'Twilight': Why the movies are better than the books

You'd have to pay me to pick up another Twilight novel, says Dana Stevens at Slate. But the new film Eclipse offers real insight into what it's like to be a teenage girl

Twilight: Eclipse, the third movie in the angsty teen horror saga, is currently breaking box office records around the U.S. The audiences packing cineplexes across the nation are largely made up of teen girls — or teen girls at heart — who were transfixed by Stephanie Meyer's melodramatic series of young adult novels. After finishing the first Twilight book, writes Dana Stevens in Slate, you wouldn't catch me picking up another one "for anything less than a five-figure raise." But I'm hooked on the Twilight movies, she says.
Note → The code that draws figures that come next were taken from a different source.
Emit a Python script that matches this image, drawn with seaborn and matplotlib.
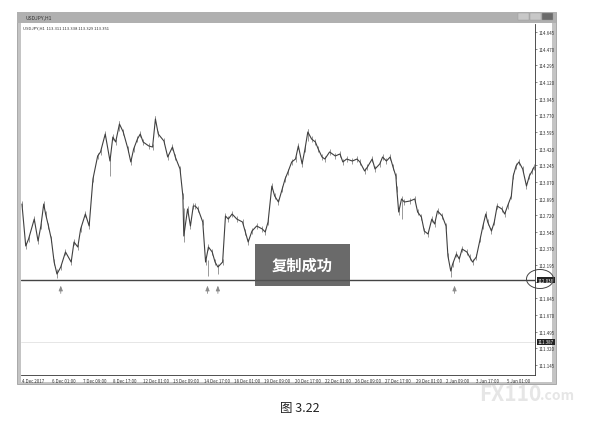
import matplotlib.pyplot as plt
import seaborn as sns
import pandas as pd
from matplotlib.patches import Rectangle, Ellipse
from matplotlib.transforms import blended_transform_factory

bars = [0, 4, 7, 13, 17, 20, 23, 25, 28, 31, 34, 37, 41, 46, 52, 55, 59, 62, 67, 71,
        75, 80, 83, 88, 93, 96, 99, 103, 107, 112, 115, 118, 122, 125, 128, 134, 138, 141, 144, 150,
        154, 159, 162, 167, 170, 171, 175, 178, 181, 183, 186, 191, 194, 197, 201, 204, 207, 212, 215, 218,
        222, 227, 233, 236, 239, 243, 248, 254, 257, 260, 264, 267, 271, 275, 278, 281, 285, 289, 292, 296,
        299, 302, 306, 310, 313, 317, 320, 325, 331, 336, 339, 343, 349, 354, 357, 362, 365, 370, 373, 378,
        381, 385, 389, 392, 395, 396, 398, 401, 404, 410, 415, 418, 422, 425, 429, 433, 436, 439, 444, 448,
        450, 453, 455, 459, 462, 465, 470, 473, 476, 480, 484, 487, 490, 492, 496, 499, 502, 507, 510, 513,
        517, 519, 522, 525, 529, 533, 536, 539, 541]
closes = [112.837, 112.396, 112.469, 112.679, 112.448, 112.606, 112.837, 112.732, 112.606, 112.469,
          112.227, 112.101, 112.175, 112.333, 112.227, 112.438, 112.385, 112.574, 112.732, 112.606,
          113.100, 113.342, 113.384, 113.573, 113.289, 113.541, 113.489, 113.678, 113.594, 113.415,
          113.279, 113.415, 113.520, 113.573, 113.489, 113.447, 113.436, 113.731, 113.573, 113.499,
          113.331, 113.436, 113.331, 113.205, 112.921, 112.501, 112.785, 112.606, 112.816, 112.816,
          112.785, 112.648, 112.227, 112.385, 112.333, 112.227, 112.175, 112.227, 112.711, 112.679,
          112.732, 112.679, 112.648, 112.543, 112.438, 112.553, 112.606, 112.574, 112.543, 112.648,
          113.026, 112.921, 112.858, 112.995, 113.100, 113.173, 113.279, 113.310, 113.447, 113.258,
          113.415, 113.594, 113.520, 113.489, 113.415, 113.331, 113.310, 113.384, 113.342, 113.363,
          113.279, 113.310, 113.289, 113.310, 113.279, 113.184, 113.226, 113.310, 113.205, 113.258,
          113.331, 113.289, 113.331, 113.226, 113.131, 112.995, 112.753, 112.890, 112.858, 112.869,
          112.890, 112.753, 112.700, 112.553, 112.522, 112.679, 112.627, 112.764, 112.711, 112.606,
          112.291, 112.133, 112.206, 112.312, 112.259, 112.364, 112.333, 112.280, 112.227, 112.280,
          112.469, 112.606, 112.732, 112.648, 112.553, 112.648, 112.816, 112.785, 112.732, 112.816,
          112.921, 113.131, 113.237, 113.279, 113.205, 113.026, 113.131, 113.184, 113.226]

# long shadows
spike_bars = [37, 93, 103, 141, 171, 197, 207, 302, 401, 453]
spike_lo = [112.060, 113.131, 113.600, 113.700, 112.440, 112.080, 112.100, 113.500, 112.680, 112.075]
spike_hi = [112.150, 113.300, 113.710, 113.760, 112.800, 112.250, 112.200, 113.625, 112.900, 112.180]

support_level = 112.038
ask_level = 111.387
arrow_bars = [41, 196, 207, 457]

price_ticks = [114.645, 114.470, 114.295, 114.120, 113.945, 113.770, 113.595, 113.420,
               113.245, 113.070, 112.895, 112.720, 112.545, 112.370, 112.195, 112.020,
               111.845, 111.670, 111.495, 111.320, 111.145]
date_pos = [0, 32, 64, 96, 128, 160, 192, 224, 256, 288, 320, 352, 384, 416, 448, 480, 512]
date_labels = ['4 Dec 2017', '6 Dec 01:00', '7 Dec 09:00', '8 Dec 17:00', '12 Dec 01:00',
               '13 Dec 09:00', '14 Dec 17:00', '18 Dec 01:00', '19 Dec 09:00', '20 Dec 17:00',
               '22 Dec 01:00', '26 Dec 09:00', '27 Dec 17:00', '29 Dec 01:00', '2 Jan 09:00',
               '3 Jan 17:00', '5 Jan 01:00']

df = pd.DataFrame({'bar': bars, 'close': closes})

sns.set_style('white')
plt.rcParams['font.family'] = ['Noto Sans CJK SC', 'DejaVu Sans']

W, H = 599, 427
def fx(x):
    return x / W
def fy(y):
    return 1 - y / H

fig = plt.figure(figsize=(5.99, 4.27), dpi=100)

# window frame
fig.patches.append(Rectangle((fx(17), fy(385)), fx(556) - fx(17), fy(13) - fy(385),
                             transform=fig.transFigure, fc='#c4c4c4', ec='#a0a0a0', lw=0.6, zorder=0))
fig.patches.append(Rectangle((fx(21), fy(383)), fx(552) - fx(21), fy(24) - fy(383),
                             transform=fig.transFigure, fc='white', ec='none', zorder=0.5))
fig.patches.append(Rectangle((fx(17), fy(24)), fx(556) - fx(17), fy(13) - fy(24),
                             transform=fig.transFigure, fc='#b0b0b0', ec='none', zorder=0.5))
for i, c in enumerate(['#c8c8c8', '#c8c8c8', '#6a6a6a']):
    fig.patches.append(Rectangle((fx(518 + i * 12), fy(21)), fx(11), fy(0) - fy(7),
                                 transform=fig.transFigure, fc=c, ec='#999', lw=0.3, zorder=1))
fig.text(fx(26), fy(18.5), 'USDJPY,H1', fontsize=3.6, color='#333', va='center', zorder=1)

ax = fig.add_axes([fx(21), fy(376), fx(535) - fx(21), fy(25) - fy(376)])
ax.set_zorder(2)
ax.set_facecolor('none')

ax.vlines(df['bar'], df['close'] - 0.035, df['close'] + 0.035, color='#9a9a9a', lw=0.7)
ax.vlines(spike_bars, spike_lo, spike_hi, color='#9a9a9a', lw=0.7)
sns.lineplot(data=df, x='bar', y='close', color='#404040', lw=0.8, ax=ax)

ax.axhline(support_level, color='#444444', lw=1.0)
ax.axhline(ask_level, color='#e2e2e2', lw=0.6)

for b in arrow_bars:
    ax.annotate('', xy=(b, support_level - 0.03), xytext=(b, support_level - 0.17),
                arrowprops=dict(arrowstyle='-|>,head_length=0.3,head_width=0.12',
                                color='#8a8a8a', lw=0.6))

ax.set_xlim(-1, 542)
ax.set_ylim(111.040, 114.729)
ax.set_xlabel('')
ax.set_ylabel('')

ax.yaxis.tick_right()
ax.set_yticks(price_ticks)
# the 112.020 label sits under the highlighted line price
ax.set_yticklabels(['' if abs(p - support_level) < 0.05 else f'{p:.3f}' for p in price_ticks])
ax.tick_params(axis='y', labelsize=3.2, length=1.5, width=0.4, pad=1, colors='#333')
ax.set_xticks(date_pos)
ax.set_xticklabels(date_labels, ha='left')
ax.tick_params(axis='x', labelsize=3.2, length=1.5, width=0.4, pad=1, colors='#333')

for s in ['top', 'left']:
    ax.spines[s].set_visible(False)
for s in ['right', 'bottom']:
    ax.spines[s].set_color('#333')
    ax.spines[s].set_linewidth(0.6)

trans = blended_transform_factory(ax.transAxes, ax.transData)
for lvl in [support_level, ask_level]:
    ax.text(1.006, lvl, f'{lvl:.3f}', transform=trans, fontsize=3.2, color='white',
            va='center', ha='left',
            bbox=dict(boxstyle='square,pad=0.15', fc='#222', ec='none'))

ax.text(0.003, 0.995, 'USDJPY,H1  113.311 113.338 113.329 113.351', transform=ax.transAxes,
        fontsize=3, color='#333', va='top', ha='left')

fig.patches.append(Ellipse((fx(540), fy(280)), fx(27), fy(0) - fy(19), transform=fig.transFigure,
                           fill=False, ec='#444', lw=0.7, zorder=3))

# copy toast
fig.patches.append(Rectangle((fx(255), fy(287)), fx(350) - fx(255), fy(245) - fy(287),
                             transform=fig.transFigure, fc='#555555', ec='none', alpha=0.88, zorder=3))
fig.text(fx(302.5), fy(266), '复制成功', fontsize=11, color='white', ha='center', va='center',
         weight='bold', zorder=4)

# watermark and caption
fig.text(fx(510), fy(395), 'FX110', fontsize=15, color='#e6e6e6', weight='bold',
         ha='center', va='center', zorder=-1)
fig.text(fx(557), fy(396), '.com', fontsize=10, color='#e6e6e6', weight='bold',
         ha='center', va='center', zorder=-1)
fig.text(fx(300), fy(409), '图 3.22', fontsize=9, color='#222', ha='center', va='center')

fig.savefig('out.png', dpi=100)
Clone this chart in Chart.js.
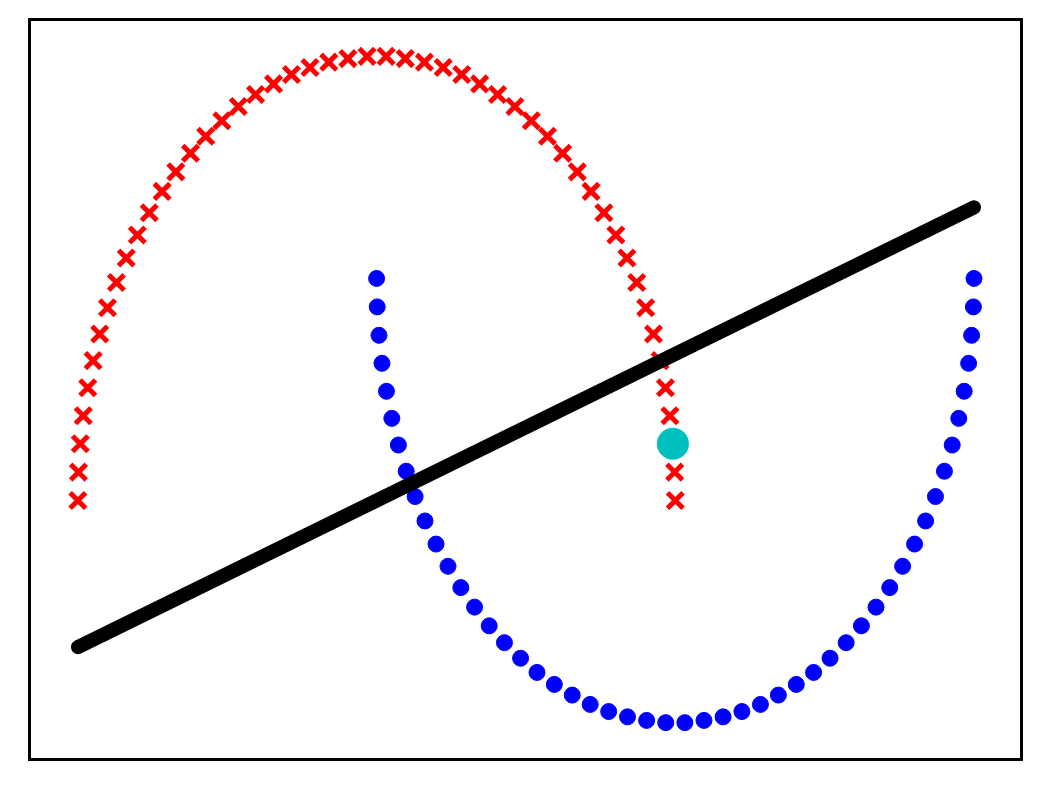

It's not because they're particularly good (the best you can say about this one is it's a "competently made bit of Gothic Schlock"), but because they are "terrifying, transfixing, and, yes, moving bulletins from the trenches of contemporary American girlhood." Here's an excerpt:

"The common object of Edward's and Jacob's passion, Bella Swan (Kristen Stewart), is indeed passive and blank, a transparent proxy for the audience. This episode takes Bella's passivity to new heights, with one plot contrivance requiring her to literally be carried from place to place by Jacob.